Python Camp (easy, broad, pragmatic)

Python dominates data ingestion, preprocessing, prototyping strategies, ML-based factor discovery, and dashboards. It’s the “Swiss army knife” for everyday quant tasks.

  • Accessibility: easy to learn, easy to hire for. Large pool of developers and data scientists.
  • Ecosystem depth: pandas, NumPy, SciPy, scikit-learn, PyTorch, TensorFlow, statsmodels, cvxpy — you get a library for almost anything.
  • Glue language: integrates well with C/C++/Rust for performance, databases for data, and dashboards for reporting.
  • Batteries-included ML/AI: dominant ecosystem for deep learning, NLP, reinforcement learning.
  • Culture: pragmatic, collaborative, “just get it done.” Many production trading systems glue Python on top of C++/Java backends.

Conclusion

With iex2h5, you don’t just store raw tick data — you transform it into a scalable research platform.

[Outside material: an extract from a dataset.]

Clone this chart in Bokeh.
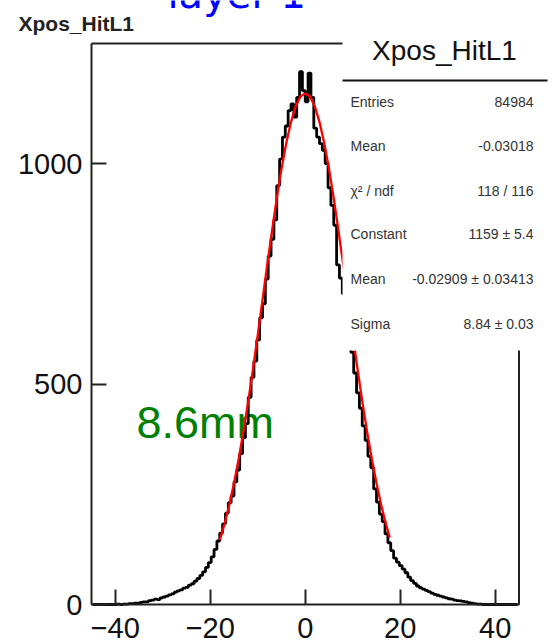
import numpy as np
from bokeh.plotting import figure
from bokeh.models import Range1d, FixedTicker, LinearAxis
from bokeh.core.properties import value
from bokeh.embed import file_html
from bokeh.resources import INLINE

# ---------------- data ----------------
hist_name = "Xpos_HitL1"
x_lo, x_hi = -45.0, 45.0
n_bins = 150
counts = [
    0, 0, 0, 0, 0, 0, 0, 0, 0, 1,
    0, 1, 1, 2, 2, 3, 3, 5, 6, 6,
    9, 10, 12, 11, 15, 17, 19, 22, 24, 28,
    31, 33, 37, 39, 44, 47, 53, 59, 66, 74,
    84, 95, 108, 125, 144, 162, 183, 207, 231, 246,
    278, 305, 342, 378, 410, 470, 515, 552, 600, 650,
    682, 738, 790, 828, 872, 950, 1010, 1060, 1085, 1120,
    1135, 1105, 1150, 1208, 1165, 1140, 1205, 1150, 1080, 1060,
    1045, 1030, 1000, 945, 905, 860, 770, 740, 705, 660,
    615, 572, 525, 480, 445, 405, 372, 336, 310, 262,
    232, 205, 188, 160, 140, 122, 105, 96, 88, 80,
    72, 62, 54, 48, 42, 38, 35, 32, 29, 26,
    23, 21, 19, 17, 15, 13, 12, 10, 9, 8,
    7, 6, 4, 3, 2, 1, 1, 0, 0, 0,
    0, 0, 0, 0, 0, 0, 0, 0, 0, 0,
]
fit_x = [-18, -17, -16, -15, -14, -13, -12, -11, -10, -9, -8, -7, -6, -5, -4, -3, -2, -1, 0,
         1, 2, 3, 4, 5, 6, 7, 8, 9, 10, 11, 12, 13, 14, 15, 16, 17, 17.8]
fit_y = [146, 182, 225, 275, 331, 393, 461, 534, 611, 690, 770, 847, 921, 988, 1046, 1094, 1130, 1152, 1159,
         1152, 1130, 1094, 1046, 988, 921, 847, 770, 690, 611, 534, 461, 393, 331, 275, 225, 182, 152]
x_ticks = [-40, -20, 0, 20, 40]
y_ticks = [0, 500, 1000]
y_max = 1272
stats_labels = ["Entries", "Mean", "χ² / ndf", "Constant", "Mean", "Sigma"]
stats_values = ["84984", "-0.03018", "118 / 116", "1159 ± 5.4", "-0.02909 ± 0.03413", "8.84 ± 0.03"]

# ---------------- geometry (pixel calibration of the reference) ----------------
W, H = 552, 644
px_per_x = 4.75
px_per_y = 0.441
axis_px = 91       # pixel column of the left axis (x = -45)
base_py = 604      # pixel row of the bottom axis (y = 0)

def xd(px):
    return x_lo + (px - axis_px) / px_per_x

def yd(py):
    return (base_py - py) / px_per_y

p = figure(width=W, height=H, output_backend="svg", toolbar_location=None,
           x_range=Range1d(xd(0), xd(W)), y_range=Range1d(yd(H), yd(0)),
           min_border=0, min_border_left=0, min_border_right=0, min_border_top=0,
           min_border_bottom=0, x_axis_type=None, y_axis_type=None)
p.outline_line_color = None
p.grid.visible = False
p.background_fill_color = "white"
p.border_fill_color = "white"

font = "Liberation Sans"

xa = LinearAxis(ticker=FixedTicker(ticks=x_ticks, minor_ticks=[]), bounds=(x_lo, x_hi), fixed_location=0)
ya = LinearAxis(ticker=FixedTicker(ticks=y_ticks, minor_ticks=[]), bounds=(0, y_max), fixed_location=x_lo)
for ax in (xa, ya):
    ax.axis_line_width = 2
    ax.axis_line_color = "#222222"
    ax.major_tick_in = 15
    ax.major_tick_out = 0
    ax.major_tick_line_width = 2
    ax.major_tick_line_color = "#222222"
    ax.minor_tick_line_color = None
    ax.major_label_text_font = font
    ax.major_label_text_font_size = "29px"
    ax.major_label_text_color = "#111111"
xa.major_label_standoff = 13
ya.major_label_standoff = 9
p.add_layout(xa, "below")
p.add_layout(ya, "left")

# frame top and right edges
p.line(x=[x_lo, x_hi], y=[y_max, y_max], line_color="#222222", line_width=2)
p.line(x=[x_hi, x_hi], y=[0, y_max], line_color="#222222", line_width=2)

# annotation text under the histogram
p.text(x=[xd(136)], y=[yd(422)], text=["8.6mm"], text_font=value(font), text_font_size="45px",
       text_color="#008000", text_baseline="alphabetic", text_align="left")

# histogram
width = (x_hi - x_lo) / n_bins
centers = x_lo + width * (np.arange(n_bins) + 0.5)
p.step(x=centers, y=counts, mode="center", line_color="black", line_width=2.8)

# fit
p.line(x=fit_x, y=fit_y, line_color="#ff0000", line_width=2.3)

# stats box
box_left_px = 342
p.quad(left=[xd(box_left_px)], right=[xd(W + 5)], bottom=[yd(350)], top=[yd(-5)],
       fill_color="white", line_color=None)
p.line(x=[xd(box_left_px), xd(547)], y=[yd(80), yd(80)], line_color="#111111", line_width=2)
p.text(x=[xd(444)], y=[yd(50)], text=[hist_name], text_font=value(font), text_font_size="28px",
       text_color="#111111", text_baseline="middle", text_align="center")
row_y = [101, 145, 190, 233, 278, 323]
p.text(x=[xd(350)] * 6, y=[yd(v) for v in row_y], text=stats_labels, text_font=value(font),
       text_font_size="14px", text_color="#333333", text_baseline="middle", text_align="left")
p.text(x=[xd(533)] * 6, y=[yd(v) for v in row_y], text=stats_values, text_font=value(font),
       text_font_size="14px", text_color="#333333", text_baseline="middle", text_align="right")

# big blue layer text at the top (cut by the window edge, as in the reference)
p.text(x=[xd(167)], y=[yd(-7)], text=["layer 1"], text_font=value("DejaVu Sans"),
       text_font_size="40px", text_color="#0000ff", text_baseline="alphabetic", text_align="left")

# histogram title at top left
p.text(x=[xd(18)], y=[yd(23)], text=[hist_name], text_font=value(font), text_font_size="21px",
       text_font_style="bold", text_color="#222222", text_baseline="middle", text_align="left")

open("out.html", "w").write(file_html(p, INLINE))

From laptop prototypes to workstation-scale backtests to HPC clusters running thousands of strategy sweeps, the workflow stays the same: download → convert → analyze. That consistency is the real win: you can start small, validate ideas quickly, and scale without rewriting pipelines. For quants, that means shorter feedback loops, more reliable simulations, and faster iteration. For engineers, it means a portable, efficient storage format that won’t choke when the datasets grow by orders of magnitude. Try it on a week of data, scale to months, then throw years of history at it. HDF5 doesn’t care — and that’s the point.